Is it really true that exporting hi resolution images only upscales the export (same crappy image, just more pixels)
For controlling the aspect ratio you can try this extension.
@Wade that’s an SU plugin, this is the LayOut forum…
@cpeterson_com, you need to clarify, many people successfully export large scale high definition output every day…
getting the settings right can be tricky…
@john_drivenupthewall I was trying to help with this problem.
Actually there is a way. ThomThom has an excellent plugin called V-Ray Tools on the Extension Warehouse.
You don’t necessarily need V-Ray to use it. You can use it to export 2D images with the desired ratio, resolution size and more settings.
I’ve seen this extension which changes your window size. Although it will re-size your window along with your toolbar. (you can leave the toolbar floating)
Just to clarify the terminology here. High-resolution image means that it has more pixels. So SketchUp is doing a correct thing. The edges will look thinner in high-resolution since they will get anti-aliased and other part of the model has become larger. (perhaps this will make it look “nicer”)
The Quality of the image really depends on your model, view settings, and other styles.
Thus, if you thought the image is “crappy” with your settings, it will still look “crappy” in high-resolution image.
As this thread seems to be about SketchUp, not LayOut, I’ll move it into a more appropriate category.
(the aspect ratio of image exports from LayOut is determined by your page dimensions, and the resolution by your output quality settings, with High exporting at 300 DPI).
When you add pixels to your SketchUp exports your edges and profiles become proportionately thinner as their width is determined in screen pixels.
An old trick to get better raster output from SketchUp is to export to a very high resolution (50…100% more than your final image needs) and then downsample the file in Photoshop or your preferred image editor.
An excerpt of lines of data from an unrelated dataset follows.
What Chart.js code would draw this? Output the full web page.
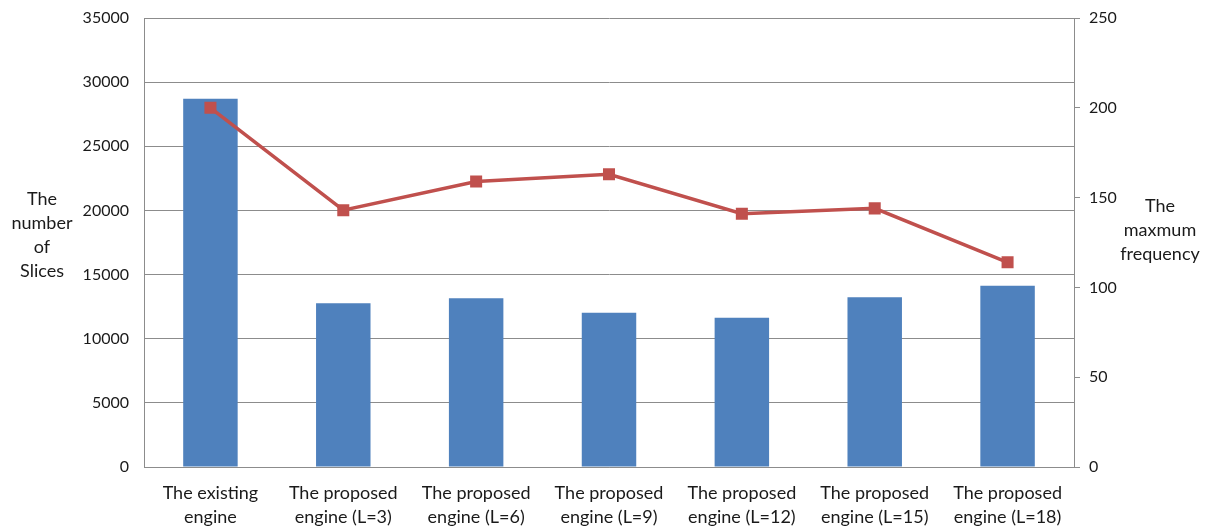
<!DOCTYPE html>
<html>
<head>
<meta charset="utf-8">
<script src="https://cdn.jsdelivr.net/npm/chart.js@4/dist/chart.umd.min.js"></script>
<style>
    html, body { margin: 0; padding: 0; background: #fff; }
    #wrap { width: 1208px; height: 528px; position: relative; }
</style>
</head>
<body>
<div id="wrap"><canvas id="myChart"></canvas></div>
<script>
// --- Data ---
const categories = [
    ["The existing", "engine"],
    ["The proposed", "engine (L=3)"],
    ["The proposed", "engine (L=6)"],
    ["The proposed", "engine (L=9)"],
    ["The proposed", "engine (L=12)"],
    ["The proposed", "engine (L=15)"],
    ["The proposed", "engine (L=18)"]
];
const sliceCounts = [28700, 12770, 13150, 12020, 11640, 13230, 14130];
const maxFrequency = [200, 143, 159, 163, 141, 144, 114];
const leftTitle = ["The", "number", "of", "Slices"];
const rightTitle = ["The", "maxmum", "frequency"];

const FONT = "Lato, 'Open Sans', sans-serif";
const TEXT = "#1a1a1a";
const AXIS = "#8c8c8c";

// draws the two horizontal multi-line axis titles
const sideTitles = {
    id: "sideTitles",
    afterDraw(chart) {
        const ctx = chart.ctx;
        ctx.save();
        ctx.font = "18px " + FONT;
        ctx.fillStyle = TEXT;
        ctx.textAlign = "center";
        ctx.textBaseline = "middle";
        leftTitle.forEach((t, i) => ctx.fillText(t, 42, 199 + i * 24));
        rightTitle.forEach((t, i) => ctx.fillText(t, 1160, 206 + i * 24));
        ctx.restore();
    }
};

// fixed axis box, no extra label padding above/below
function fixWidth(w) {
    return (s) => {
        s.width = w;
        s.paddingTop = 0;
        s.paddingBottom = 0;
    };
}

const ctx = document.getElementById("myChart").getContext("2d");
new Chart(ctx, {
    data: {
        labels: categories,
        datasets: [
            {
                type: "line",
                label: "Maximum frequency",
                data: maxFrequency,
                yAxisID: "y1",
                borderColor: "#C0504D",
                backgroundColor: "#C0504D",
                borderWidth: 3.5,
                pointStyle: "rect",
                pointRadius: 8.5,
                pointBorderWidth: 0,
                tension: 0,
                order: 0
            },
            {
                type: "bar",
                label: "Slices",
                data: sliceCounts,
                yAxisID: "y",
                backgroundColor: "#4F81BD",
                categoryPercentage: 1,
                barPercentage: 0.41,
                order: 1
            }
        ]
    },
    options: {
        responsive: true,
        maintainAspectRatio: false,
        animation: false,
        layout: { padding: { top: 18, left: 0, right: 0, bottom: 0 } },
        plugins: {
            legend: { display: false },
            tooltip: { enabled: false }
        },
        scales: {
            x: {
                grid: { display: false, drawTicks: false },
                border: { display: true, color: AXIS },
                ticks: {
                    color: TEXT,
                    font: { family: FONT, size: 18, lineHeight: 1.35 },
                    padding: 14,
                    maxRotation: 0,
                    autoSkip: false
                },
                afterFit: (s) => { s.height = 61; }
            },
            y: {
                position: "left",
                min: 0,
                max: 35000,
                ticks: {
                    stepSize: 5000,
                    color: TEXT,
                    font: { family: FONT, size: 16 },
                    padding: 15,
                    callback: (v) => String(v)
                },
                grid: { color: AXIS, drawTicks: false },
                border: { display: true, color: AXIS },
                afterFit: fixWidth(144)
            },
            y1: {
                position: "right",
                min: 0,
                max: 250,
                ticks: {
                    stepSize: 50,
                    color: TEXT,
                    font: { family: FONT, size: 16 },
                    padding: 9,
                    callback: (v) => String(v)
                },
                grid: { drawOnChartArea: false, drawTicks: true, tickLength: 6, color: AXIS },
                border: { display: true, color: AXIS },
                afterFit: fixWidth(134)
            }
        }
    },
    plugins: [sideTitles]
});
</script>
</body>
</html>
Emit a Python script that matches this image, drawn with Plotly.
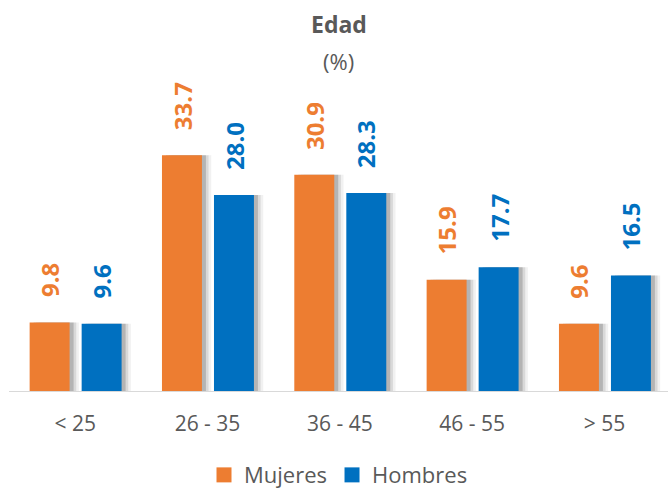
import plotly.graph_objects as go

categories = ["< 25", "26 - 35", "36 - 45", "46 - 55", "> 55"]
mujeres = [9.8, 33.7, 30.9, 15.9, 9.6]
hombres = [9.6, 28.0, 28.3, 17.7, 16.5]

ORANGE = "#ED7D31"
BLUE = "#0070C0"
GRAY = "#595959"
FONT = "Open Sans"

W = 0.302           # bar width in category units
OFF_M = -0.344      # left edge offsets
OFF_H = 0.049

fig = go.Figure()

# soft shadows
for vals, off in [(mujeres, OFF_M), (hombres, OFF_H)]:
    for dx, op in [(0.07, 0.08), (0.05, 0.15), (0.03, 0.27)]:
        fig.add_trace(go.Bar(x=categories, y=vals, width=W, offset=off + dx,
                             marker=dict(color="rgba(80,80,80,%.2f)" % op, line=dict(width=0)),
                             showlegend=False, hoverinfo="skip"))

fig.add_trace(go.Bar(name="Mujeres", x=categories, y=mujeres, width=W, offset=OFF_M,
                     marker=dict(color=ORANGE, line=dict(width=0)), showlegend=False))
fig.add_trace(go.Bar(name="Hombres", x=categories, y=hombres, width=W, offset=OFF_H,
                     marker=dict(color=BLUE, line=dict(width=0)), showlegend=False))

# legend entries with larger square swatches
fig.add_trace(go.Scatter(x=[None], y=[None], mode="markers", name="Mujeres",
                         marker=dict(symbol="square", size=15, color=ORANGE)))
fig.add_trace(go.Scatter(x=[None], y=[None], mode="markers", name="Hombres",
                         marker=dict(symbol="square", size=15, color=BLUE)))

annotations = []
for c, m, h in zip(categories, mujeres, hombres):
    annotations.append(dict(x=c, y=m, xref="x", yref="y", text="<b>%.1f</b>" % m,
                            textangle=-90, showarrow=False, xanchor="center", yanchor="bottom",
                            xshift=-25.5, yshift=23, font=dict(family=FONT, size=24, color=ORANGE)))
    annotations.append(dict(x=c, y=h, xref="x", yref="y", text="<b>%.1f</b>" % h,
                            textangle=-90, showarrow=False, xanchor="center", yanchor="bottom",
                            xshift=26.5, yshift=23, font=dict(family=FONT, size=24, color=BLUE)))

annotations.append(dict(x=0.5, y=1.109, xref="paper", yref="paper", text="<b>Edad</b>",
                        showarrow=False, xanchor="center", yanchor="middle",
                        font=dict(family=FONT, size=23, color=GRAY)))
annotations.append(dict(x=0.5, y=0.997, xref="paper", yref="paper", text="(%)",
                        showarrow=False, xanchor="center", yanchor="middle",
                        font=dict(family=FONT, size=22, color=GRAY)))

fig.update_layout(
    width=668, height=488,
    margin=dict(l=9, r=0, t=60, b=97, autoexpand=False),
    barmode="overlay",
    plot_bgcolor="white", paper_bgcolor="white",
    font=dict(family=FONT, color=GRAY),
    annotations=annotations,
    showlegend=True,
    legend=dict(orientation="h", x=0.5, xanchor="center", y=-0.254, yanchor="middle",
                font=dict(family=FONT, size=22, color=GRAY), itemwidth=30,
                traceorder="normal", itemsizing="trace"),
    xaxis=dict(showgrid=False, showline=True, linecolor="#D9D9D9", linewidth=1,
               ticks="", tickfont=dict(family=FONT, size=21, color=GRAY),
               ticklabelstandoff=14, fixedrange=True, range=[-0.5, 4.48]),
    yaxis=dict(range=[0, 47.3], visible=False, showgrid=False, zeroline=False),
)

fig.write_html("out.html", config={"displayModeBar": False},
               post_script="document.body.style.margin='0';")
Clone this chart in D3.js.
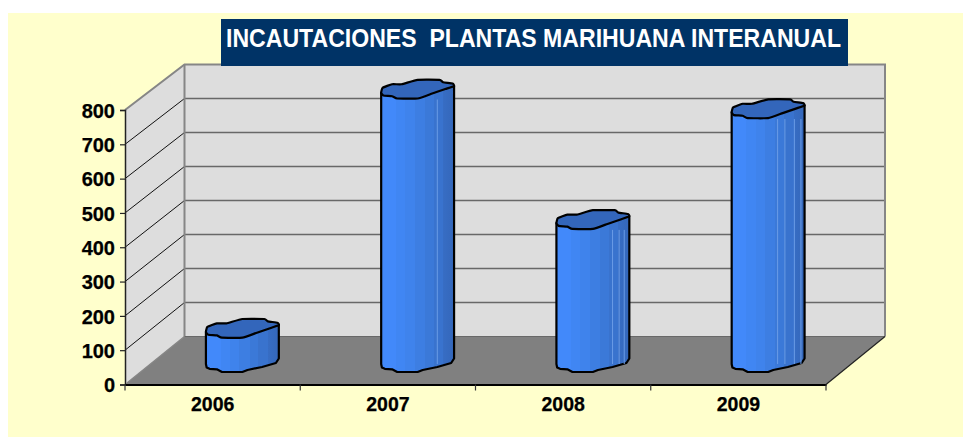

This gives you better antialiasing than what SketchUp is directly capable of.
I pretty much disagree with most of this. While edges may look thinner at higher resolutions, it isn’t because of anti-aliasing, which, if anything, makes edges look slightly thicker, since by feathering dark pixels with lighter ones the edge becomes “puffier,” albeit smoother-looking. Higher resolution generally results in thinner lines and smaller objects simply because the pixels are smaller, although, according to the OP, in this case the lines are apparently the same thickness, suggesting that the image was not resampled at the higher resolution resulting in a lower level of detail than is theoretically possible at that resolution.
Now, although “crappy” isn’t a very specific term, I think it is meant here to refer to the intrinsic image quality rather than as an aesthetic assessment of a model’s style settings. That is, whether you like edge extensions (for example) or not, they tend to look crappier at low resolutions than high. So higher resolution extensions may not look as crappy even though they still look just as ugly.
I stand corrected. It is not function of anti-aliasing, lines just become thinner because other things are larger relatively.
I’m not sure what other objects get smaller? Are you refereeing to extensions and endpoints of the line?
The faces and textures would not really get smaller though.
I wonder if we’re talking past each other. I never said “other objects.” I don’t even know what you mean by that. The OP seems to be talking about exporting 2D bitmap images from SU, so the entire image would be a single resolution, that is, a certain number of pixels by a certain number of pixels. The OP is saying, it would seem, that an image exported at a higher resolution appears to have no more detail–is just as crappy–as an image exported at a lower resolution. More pixels, but no more detail.
I was referring to the “smaller objects”. Anyways, I don’t think its important. You were correct Gully.
wade, that was the answer I needed. it doesn’t improve my opinion of layout, but it does mean I won’t have to use it.